Once again hurricane season is coming fast and symposiums have started teaching lessons learned from years past. All country and local officials are dusting off the hurricane plans to start looking, planning and communicating with other professionals who can provide supplies or efforts to bring recovery actions back to normal quickly. As business owners, you have to ask yourself what are you doing to plan and communicate with others to look after your employees, your family and return your business to a normal operation. Do you know your business operations well enough to complete the checklist yourself or do you need your employees’ help? The sooner you start planning for the storm, the quicker you will realize it’s a plan that’s added to or changed weekly.
Check Online Resources
The state, county, local emergency management officials and other business representatives stand ready to help in time of need. The business owner needs to be proactive completing before, during and after event planning checklists in order to include all concerns and risks to mitigate them as much as possible. There are several online resources published by emergency management agencies that include different checklists depending on the size of your business and the level of planning you want/need to complete. Most include a power source for after the event to power small items as radios to larger items such as coolers, refrigerators, and fans. The lists include individual items and amounts like a gallon of water a day per person. As a business, do you know if your credit card machine will work or you will operate only on cash?

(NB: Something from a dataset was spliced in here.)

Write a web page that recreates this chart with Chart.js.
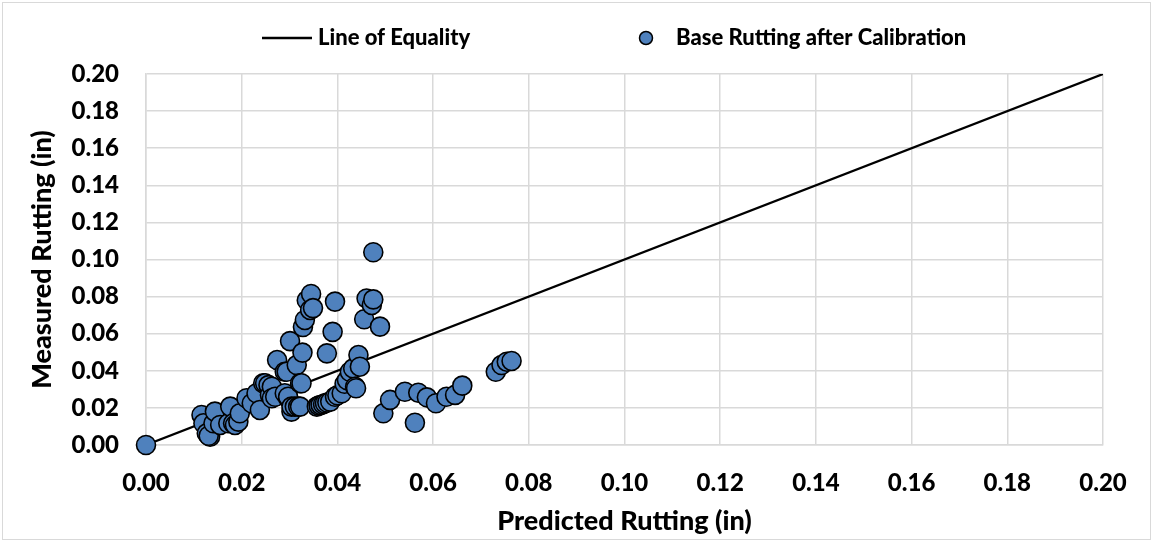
<!DOCTYPE html>
<html>
<head>
<meta charset="utf-8">
<script src="https://cdn.jsdelivr.net/npm/chart.js@4.4.1/dist/chart.umd.min.js"></script>
<style>
  html, body { margin: 0; padding: 0; background: #fff; }
  #wrap { width: 1153px; height: 541px; position: relative; }
</style>
</head>
<body>
<div id="wrap"><canvas id="ruttingChart"></canvas></div>
<script>
// Predicted vs measured base rutting (in)
const predicted = [
  0.0000, 0.0116, 0.0120, 0.0127, 0.0134, 0.0131, 0.0141, 0.0144, 0.0155, 0.0172,
  0.0176, 0.0182, 0.0186, 0.0193, 0.0196, 0.0210, 0.0221, 0.0231, 0.0238, 0.0245,
  0.0249, 0.0256, 0.0259, 0.0263, 0.0263, 0.0270, 0.0274, 0.0290, 0.0290, 0.0294,
  0.0297, 0.0297, 0.0301, 0.0304, 0.0304, 0.0311, 0.0315, 0.0318, 0.0322, 0.0322,
  0.0325, 0.0327, 0.0328, 0.0332, 0.0336, 0.0343, 0.0345, 0.0349, 0.0357, 0.0361,
  0.0365, 0.0370, 0.0374, 0.0379, 0.0378, 0.0385, 0.0390, 0.0395, 0.0395, 0.0400,
  0.0409, 0.0415, 0.0420, 0.0426, 0.0433, 0.0437, 0.0439, 0.0444, 0.0447, 0.0456,
  0.0461, 0.0472, 0.0475, 0.0475, 0.0489, 0.0496, 0.0510, 0.0541, 0.0562, 0.0569,
  0.0587, 0.0606, 0.0628, 0.0646, 0.0661, 0.0731, 0.0743, 0.0754, 0.0764,
];
const measured = [
  0.0000, 0.0162, 0.0117, 0.0063, 0.0045, 0.0050, 0.0117, 0.0180, 0.0108, 0.0117,
  0.0207, 0.0117, 0.0108, 0.0126, 0.0171, 0.0252, 0.0225, 0.0279, 0.0189, 0.0333,
  0.0333, 0.0323, 0.0270, 0.0314, 0.0252, 0.0260, 0.0458, 0.0279, 0.0395, 0.0395,
  0.0252, 0.0260, 0.0560, 0.0180, 0.0207, 0.0207, 0.0431, 0.0207, 0.0207, 0.0333,
  0.0333, 0.0498, 0.0636, 0.0674, 0.0780, 0.0728, 0.0814, 0.0738, 0.0207, 0.0212,
  0.0216, 0.0220, 0.0225, 0.0229, 0.0494, 0.0234, 0.0610, 0.0773, 0.0260, 0.0268,
  0.0279, 0.0330, 0.0350, 0.0395, 0.0413, 0.0314, 0.0306, 0.0485, 0.0422, 0.0678,
  0.0790, 0.0755, 0.0785, 0.1039, 0.0638, 0.0171, 0.0243, 0.0287, 0.0120, 0.0282,
  0.0257, 0.0225, 0.0260, 0.0270, 0.0320, 0.0395, 0.0431, 0.0449, 0.0453,
];
const equalityLine = [0, 0.2];
const axisTicks = [0, 0.02, 0.04, 0.06, 0.08, 0.10, 0.12, 0.14, 0.16, 0.18, 0.20];

const FONT = "Lato, 'Open Sans', sans-serif";
const WEIGHT = "900";
const BLUE = "#4f81bd";
const GRID = "#d9d9d9";

const scatterPoints = predicted.map((p, i) => ({ x: p, y: measured[i] }));
const linePoints = equalityLine.map((v) => ({ x: v, y: v }));

// legend row + chart frame
const legendAndFrame = {
  id: "legendAndFrame",
  afterDraw(chart) {
    const ctx = chart.ctx;
    ctx.save();
    ctx.strokeStyle = GRID;
    ctx.lineWidth = 1;
    ctx.strokeRect(2.5, 2.5, chart.width - 5, chart.height - 4);

    const y = 38;
    ctx.strokeStyle = "#000";
    ctx.lineWidth = 2.5;
    ctx.beginPath();
    ctx.moveTo(262, y);
    ctx.lineTo(312, y);
    ctx.stroke();

    ctx.beginPath();
    ctx.arc(646, y, 6.5, 0, Math.PI * 2);
    ctx.fillStyle = BLUE;
    ctx.fill();
    ctx.lineWidth = 1.5;
    ctx.stroke();

    ctx.fillStyle = "#000";
    ctx.font = WEIGHT + " 22px " + FONT;
    ctx.textBaseline = "middle";
    ctx.textAlign = "left";
    ctx.fillText("Line of Equality", 318, y);
    ctx.fillText("Base Rutting after Calibration", 676, y);
    ctx.restore();
  },
};

document.addEventListener("DOMContentLoaded", function () {
  const ctx = document.getElementById("ruttingChart").getContext("2d");

  new Chart(ctx, {
    type: "scatter",
    data: {
      datasets: [
        {
          label: "Base Rutting after Calibration",
          data: scatterPoints,
          backgroundColor: BLUE,
          borderColor: "#000",
          borderWidth: 1.6,
          pointRadius: 9.5,
          pointHoverRadius: 9.5,
          clip: false,
        },
        {
          type: "line",
          label: "Line of Equality",
          data: linePoints,
          borderColor: "#000",
          borderWidth: 2.2,
          pointRadius: 0,
          fill: false,
        },
      ],
    },
    options: {
      responsive: true,
      maintainAspectRatio: false,
      animation: false,
      events: [],
      layout: {
        padding: { left: 10, right: 50, top: 74, bottom: 0 },
      },
      plugins: {
        legend: { display: false },
        tooltip: { enabled: false },
      },
      scales: {
        x: {
          type: "linear",
          min: 0,
          max: 0.2,
          afterBuildTicks: (scale) => {
            scale.ticks = axisTicks.map((v) => ({ value: v }));
          },
          afterFit: (scale) => {
            scale.height = 96;
          },
          grid: { color: GRID, lineWidth: 1.5, drawTicks: false },
          border: { color: GRID, width: 1.5 },
          ticks: {
            padding: 24,
            color: "#000",
            font: { family: FONT, size: 24, weight: WEIGHT },
            callback: (v) => Number(v).toFixed(2),
          },
          title: {
            display: true,
            text: "Predicted Rutting (in)",
            color: "#000",
            font: { family: FONT, size: 27, weight: WEIGHT },
            padding: { top: 0, bottom: 4 },
          },
        },
        y: {
          type: "linear",
          min: 0,
          max: 0.2,
          afterBuildTicks: (scale) => {
            scale.ticks = axisTicks.map((v) => ({ value: v }));
          },
          afterFit: (scale) => {
            scale.width = 136;
          },
          grid: { color: GRID, lineWidth: 1.5, drawTicks: false },
          border: { color: GRID, width: 1.5 },
          ticks: {
            padding: 27,
            color: "#000",
            font: { family: FONT, size: 24, weight: WEIGHT },
            callback: (v) => Number(v).toFixed(2),
          },
          title: {
            display: true,
            text: "Measured Rutting (in)",
            color: "#000",
            font: { family: FONT, size: 27, weight: WEIGHT },
            padding: { top: 16, bottom: 0 },
          },
        },
      },
    },
    plugins: [legendAndFrame],
  });
});
</script>
</body>
</html>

Annually collected information provides us with an ugly statistic; disasters that cause disruption for businesses cause 1 in 4 companies to stay closed and to never open again. Will you have completed the planning sufficiently enough? Are recovery options included in your hurricane season plan? Can you open the doors and provide enough resources to stay open for you, your employees and the local community? This may include power for electricity, the ability to keep items cool/cold and maybe provide your community a way to stay in touch with family.
Helping the Community as a Whole
Our company here in Florida used our resources to keep the power on for our customers to make orders, allow us to communicate to our employees and provide our employees and their families a cool dry place while keeping our business doors open. This was a huge relief for our employees and our customers during last hurricane season.

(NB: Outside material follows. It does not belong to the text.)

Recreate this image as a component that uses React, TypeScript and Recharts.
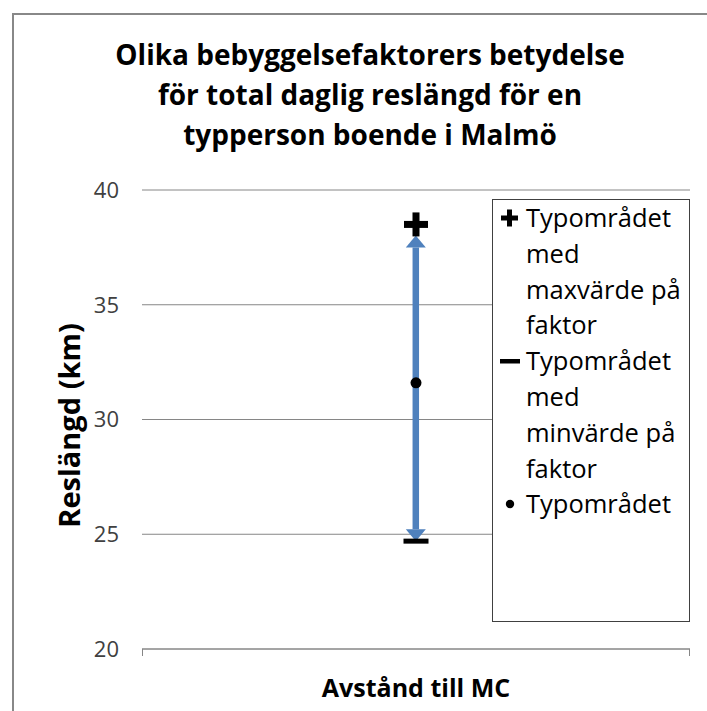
import React from "react";
import {
  ComposedChart,
  Bar,
  Line,
  XAxis,
  YAxis,
  CartesianGrid,
  Legend,
} from "recharts";

const CATEGORIES = ["Avstånd till MC"];
const MAX_VALUES = [38.5];
const MIN_VALUES = [24.7];
const TYP_VALUES = [31.6];
const Y_TICKS = [20, 25, 30, 35, 40];

const TITLE_LINES = [
  "Olika bebyggelsefaktorers betydelse",
  "för total daglig reslängd för en",
  "typperson boende i Malmö",
];
const Y_LABEL = "Reslängd (km)";
const X_LABEL = "Avstånd till MC";
const SERIES_NAMES = {
  max: "Typområdet\nmed\nmaxvärde på\nfaktor",
  min: "Typområdet\nmed\nminvärde på\nfaktor",
  typ: "Typområdet",
};

const FONT = "'Open Sans', Lato, sans-serif";
const BLUE = "#4F81BD";
const GRID = "#868686";

const data = CATEGORIES.map((cat, i) => ({
  cat,
  max: MAX_VALUES[i],
  min: MIN_VALUES[i],
  typ: TYP_VALUES[i],
  range: [MIN_VALUES[i], MAX_VALUES[i]],
}));

// double headed arrow between low and high
const ArrowShape = (props: any) => {
  const { x, y, width, height } = props;
  const cx = x + width / 2;
  const top = Math.min(y, y + height) + 11;
  const bottom = Math.max(y, y + height);
  const hw = 10;
  const hh = 12;
  return (
    <g>
      <line x1={cx} x2={cx} y1={top + hh} y2={bottom - hh} stroke={BLUE} strokeWidth={6.5} />
      <polygon points={`${cx},${top} ${cx - hw},${top + hh} ${cx + hw},${top + hh}`} fill={BLUE} />
      <polygon points={`${cx},${bottom} ${cx - hw},${bottom - hh} ${cx + hw},${bottom - hh}`} fill={BLUE} />
    </g>
  );
};

const PlusDot = (props: any) => {
  const { cx, cy } = props;
  if (cx == null || cy == null) return null;
  return (
    <g>
      <rect x={cx - 12} y={cy - 3.5} width={24} height={7} fill="#000" />
      <rect x={cx - 3.5} y={cy - 12} width={7} height={24} fill="#000" />
    </g>
  );
};

const DashDot = (props: any) => {
  const { cx, cy } = props;
  if (cx == null || cy == null) return null;
  return <rect x={cx - 12.5} y={cy - 2.5} width={25} height={5} fill="#000" />;
};

const RoundDot = (props: any) => {
  const { cx, cy } = props;
  if (cx == null || cy == null) return null;
  return <circle cx={cx} cy={cy} r={5.5} fill="#000" />;
};

const legendIcon = (key: string) => {
  if (key === "max")
    return (
      <svg width={18} height={18}>
        <rect x={0} y={6.5} width={17} height={5} fill="#000" />
        <rect x={6} y={0.5} width={5} height={17} fill="#000" />
      </svg>
    );
  if (key === "min")
    return (
      <svg width={20} height={18}>
        <rect x={0} y={7} width={20} height={4.5} fill="#000" />
      </svg>
    );
  return (
    <svg width={18} height={18}>
      <circle cx={9} cy={9} r={4.2} fill="#000" />
    </svg>
  );
};

const LEGEND_ORDER = ["max", "min", "typ"];

const LegendBox = (props: any) => {
  const items = (props.payload || [])
    .filter((p: any) => LEGEND_ORDER.includes(p.dataKey))
    .sort((a: any, b: any) => LEGEND_ORDER.indexOf(a.dataKey) - LEGEND_ORDER.indexOf(b.dataKey));
  return (
    <div style={{ fontFamily: FONT, fontSize: 25.5, lineHeight: "35.8px", color: "#000" }}>
      {items.map((p: any) => (
        <div key={p.dataKey} style={{ display: "flex" }}>
          <div style={{ width: 33, height: 35.8, flexShrink: 0, display: "flex", alignItems: "center", justifyContent: "center" }}>
            {legendIcon(p.dataKey)}
          </div>
          <div style={{ whiteSpace: "pre-line" }}>{p.value}</div>
        </div>
      ))}
    </div>
  );
};

const YLabel = (props: any) => {
  const vb = props.viewBox || {};
  const cx = 68;
  const cy = vb.y + vb.height / 2 + 6;
  return (
    <text
      x={cx}
      y={cy}
      transform={`rotate(-90 ${cx} ${cy})`}
      textAnchor="middle"
      dominantBaseline="central"
      fontFamily={FONT}
      fontWeight="bold"
      fontSize={29}
      fill="#000"
    >
      {Y_LABEL}
    </text>
  );
};

// axis title plus the tick marks at both ends of the category axis
const XLabel = (props: any) => {
  const vb = props.viewBox || {};
  const left = vb.x;
  const right = vb.x + vb.width;
  return (
    <g>
      <line x1={left + 0.5} x2={left + 0.5} y1={vb.y} y2={vb.y + 7} stroke={GRID} />
      <line x1={right - 0.5} x2={right - 0.5} y1={vb.y} y2={vb.y + 7} stroke={GRID} />
      <text
        x={vb.x + vb.width / 2}
        y={vb.y + 48}
        textAnchor="middle"
        fontFamily={FONT}
        fontWeight="bold"
        fontSize={25}
        fill="#000"
      >
        {X_LABEL}
      </text>
    </g>
  );
};

export default function App() {
  return (
    <div
      style={{
        position: "absolute",
        left: 0,
        top: 0,
        width: 707,
        height: 711,
        overflow: "hidden",
        background: "#fff",
      }}
    >
      <div
        style={{
          position: "absolute",
          left: 12,
          top: 13,
          width: 800,
          height: 800,
          borderLeft: "2px solid #888",
          borderTop: "2px solid #888",
        }}
      />
      <div
        style={{
          position: "absolute",
          left: 70,
          top: 34,
          width: 600,
          textAlign: "center",
          fontFamily: FONT,
          fontWeight: "bold",
          fontSize: 28,
          lineHeight: "40px",
          color: "#000",
        }}
      >
        {TITLE_LINES.map((l) => (
          <div key={l}>{l}</div>
        ))}
      </div>
      <ComposedChart
        width={707}
        height={711}
        data={data}
        margin={{ top: 190, right: 17, bottom: 32, left: 82 }}
        style={{ position: "absolute", left: 0, top: 0 }}
      >
        <CartesianGrid horizontal vertical={false} stroke={GRID} />
        <XAxis
          dataKey="cat"
          tick={false}
          tickLine={false}
          stroke={GRID}
          height={30}
          label={<XLabel />}
        />
        <YAxis
          domain={[20, 40]}
          ticks={Y_TICKS}
          axisLine={false}
          tickLine={false}
          tickSize={0}
          tickMargin={23}
          width={60}
          tick={{ fontFamily: FONT, fontSize: 22, fill: "#404040" }}
          label={<YLabel />}
        />
        <Bar
          dataKey="range"
          shape={<ArrowShape />}
          legendType="none"
          isAnimationActive={false}
        />
        <Line
          dataKey="max"
          name={SERIES_NAMES.max}
          stroke="none"
          dot={<PlusDot />}
          activeDot={false}
          isAnimationActive={false}
        />
        <Line
          dataKey="min"
          name={SERIES_NAMES.min}
          stroke="none"
          dot={<DashDot />}
          activeDot={false}
          isAnimationActive={false}
        />
        <Line
          dataKey="typ"
          name={SERIES_NAMES.typ}
          stroke="none"
          dot={<RoundDot />}
          activeDot={false}
          isAnimationActive={false}
        />
        <Legend
          layout="horizontal"
          verticalAlign="middle"
          align="center"
          content={<LegendBox />}
          wrapperStyle={{
            position: "absolute",
            left: 492,
            top: 199,
            right: "auto",
            bottom: "auto",
            width: 198,
            height: 423,
            boxSizing: "border-box",
            border: "1.5px solid #404040",
            background: "#fff",
            margin: 0,
          }}
        />
      </ComposedChart>
    </div>
  );
}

As our businesses move forward into a socially responsible world community, will our community expect more from businesses who can help? Imagine the community store able to provide plugs for people to charge their cell phones or portable chargers. What if a community store could provide a cool environment to shop in? Would more customers shop there after the storm and would that store be a favorite after the event leaves primetime news? These are issues that checklists and communicating with employees and community members help you with.